*What the exercise asks*
Write out the entire listing below exactly as it appears, minus any pictures.

______

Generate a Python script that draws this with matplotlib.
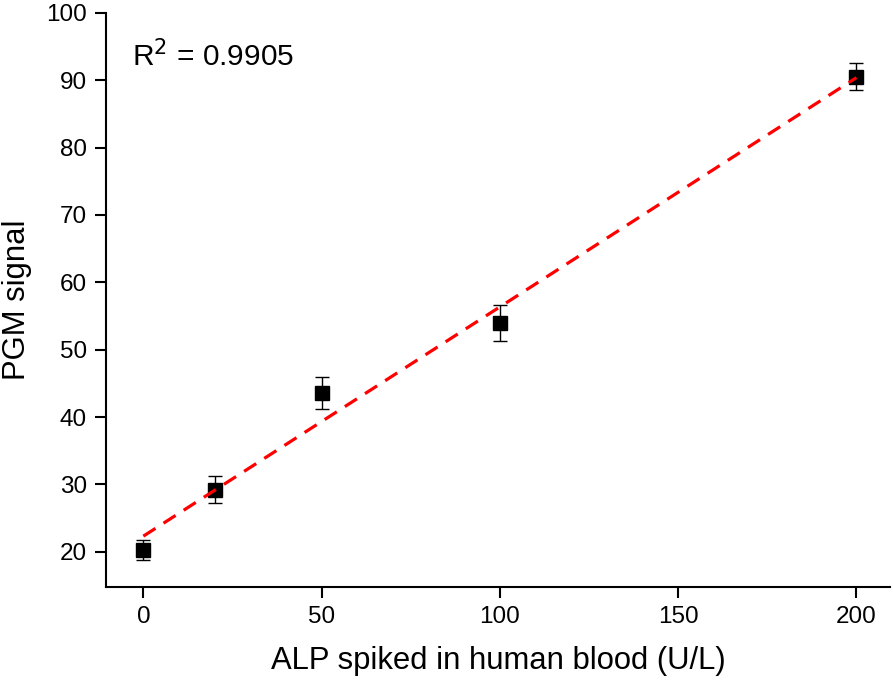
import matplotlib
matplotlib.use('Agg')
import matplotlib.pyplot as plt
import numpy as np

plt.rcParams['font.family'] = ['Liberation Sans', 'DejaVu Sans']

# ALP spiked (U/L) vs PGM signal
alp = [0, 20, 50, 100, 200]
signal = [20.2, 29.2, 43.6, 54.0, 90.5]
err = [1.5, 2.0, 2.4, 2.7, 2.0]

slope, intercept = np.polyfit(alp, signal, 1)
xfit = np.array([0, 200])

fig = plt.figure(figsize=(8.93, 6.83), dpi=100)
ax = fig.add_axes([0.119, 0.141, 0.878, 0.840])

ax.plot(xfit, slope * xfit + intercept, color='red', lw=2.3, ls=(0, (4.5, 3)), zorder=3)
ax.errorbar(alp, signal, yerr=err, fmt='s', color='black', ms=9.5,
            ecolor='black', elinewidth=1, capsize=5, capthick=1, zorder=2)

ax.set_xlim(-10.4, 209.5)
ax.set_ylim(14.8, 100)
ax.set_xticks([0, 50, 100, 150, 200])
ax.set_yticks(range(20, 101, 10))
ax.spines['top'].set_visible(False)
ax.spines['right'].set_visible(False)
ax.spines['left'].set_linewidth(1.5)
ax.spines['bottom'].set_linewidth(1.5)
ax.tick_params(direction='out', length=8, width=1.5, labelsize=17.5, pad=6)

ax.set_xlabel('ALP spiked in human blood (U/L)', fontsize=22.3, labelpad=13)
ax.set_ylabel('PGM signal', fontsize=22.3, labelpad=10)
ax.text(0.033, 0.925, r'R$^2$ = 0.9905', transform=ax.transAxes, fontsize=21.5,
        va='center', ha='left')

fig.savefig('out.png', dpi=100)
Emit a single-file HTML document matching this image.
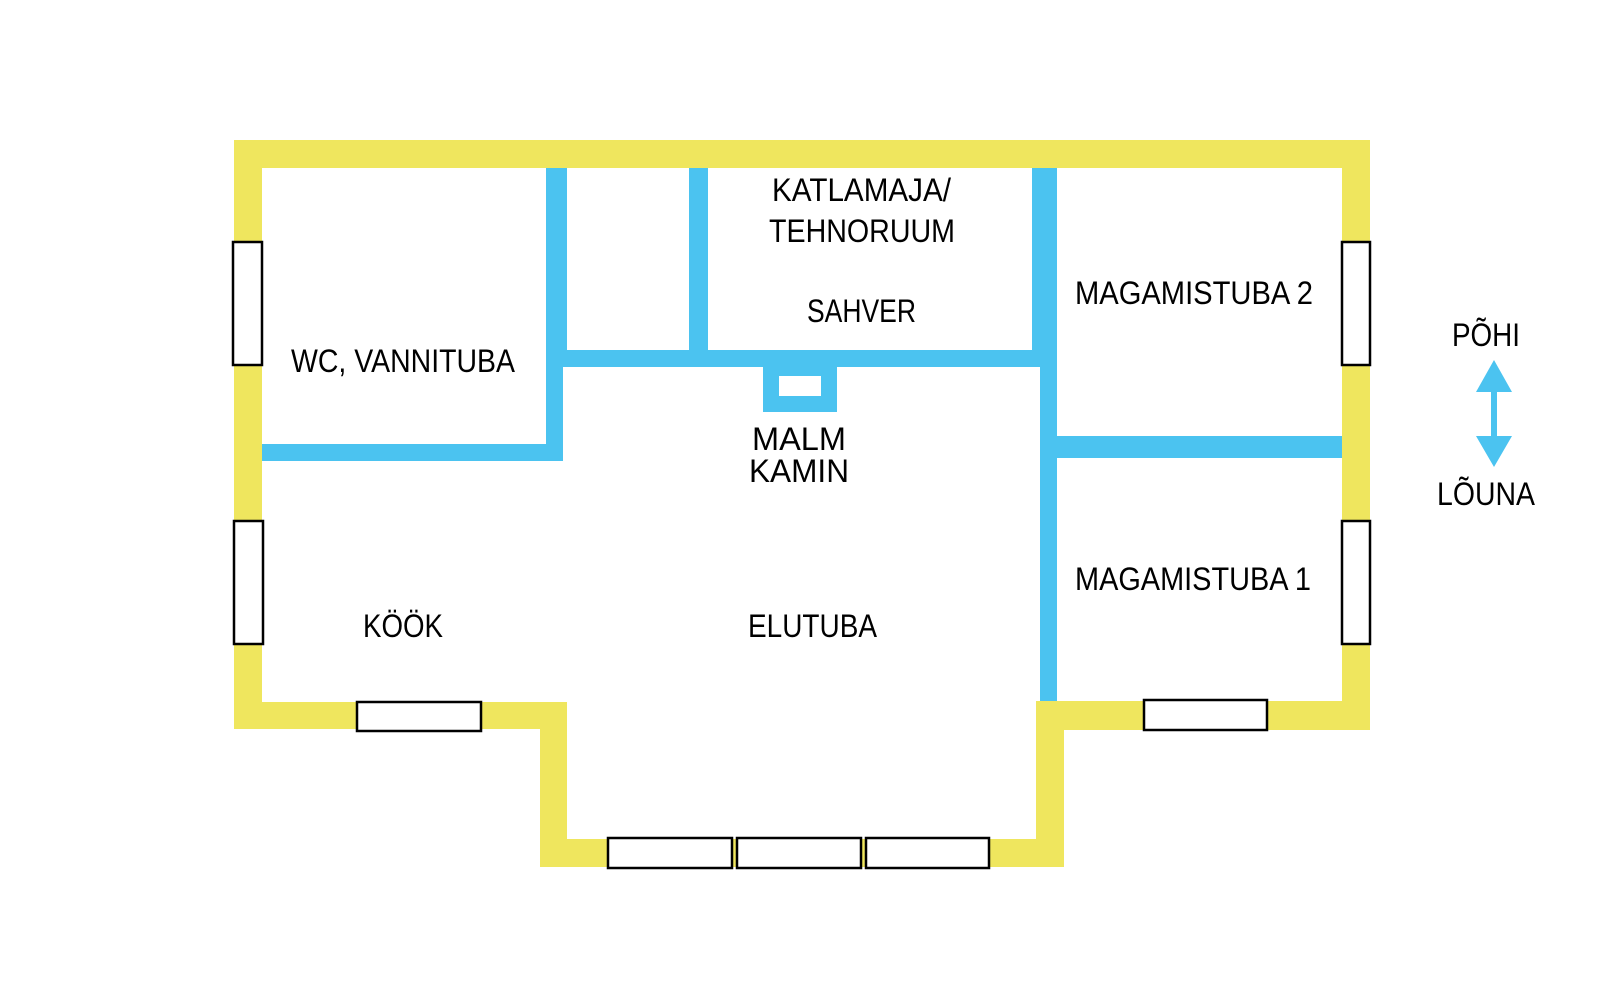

______

*Answer to the exercise*
Generate a Python script that draws this with matplotlib.
import matplotlib
matplotlib.use('Agg')
import matplotlib.pyplot as plt
import numpy as np

plt.rcParams['font.family'] = ['Liberation Sans', 'DejaVu Sans']

# ALP spiked (U/L) vs PGM signal
alp = [0, 20, 50, 100, 200]
signal = [20.2, 29.2, 43.6, 54.0, 90.5]
err = [1.5, 2.0, 2.4, 2.7, 2.0]

slope, intercept = np.polyfit(alp, signal, 1)
xfit = np.array([0, 200])

fig = plt.figure(figsize=(8.93, 6.83), dpi=100)
ax = fig.add_axes([0.119, 0.141, 0.878, 0.840])

ax.plot(xfit, slope * xfit + intercept, color='red', lw=2.3, ls=(0, (4.5, 3)), zorder=3)
ax.errorbar(alp, signal, yerr=err, fmt='s', color='black', ms=9.5,
            ecolor='black', elinewidth=1, capsize=5, capthick=1, zorder=2)

ax.set_xlim(-10.4, 209.5)
ax.set_ylim(14.8, 100)
ax.set_xticks([0, 50, 100, 150, 200])
ax.set_yticks(range(20, 101, 10))
ax.spines['top'].set_visible(False)
ax.spines['right'].set_visible(False)
ax.spines['left'].set_linewidth(1.5)
ax.spines['bottom'].set_linewidth(1.5)
ax.tick_params(direction='out', length=8, width=1.5, labelsize=17.5, pad=6)

ax.set_xlabel('ALP spiked in human blood (U/L)', fontsize=22.3, labelpad=13)
ax.set_ylabel('PGM signal', fontsize=22.3, labelpad=10)
ax.text(0.033, 0.925, r'R$^2$ = 0.9905', transform=ax.transAxes, fontsize=21.5,
        va='center', ha='left')

fig.savefig('out.png', dpi=100)
Emit a single-file HTML document matching this image.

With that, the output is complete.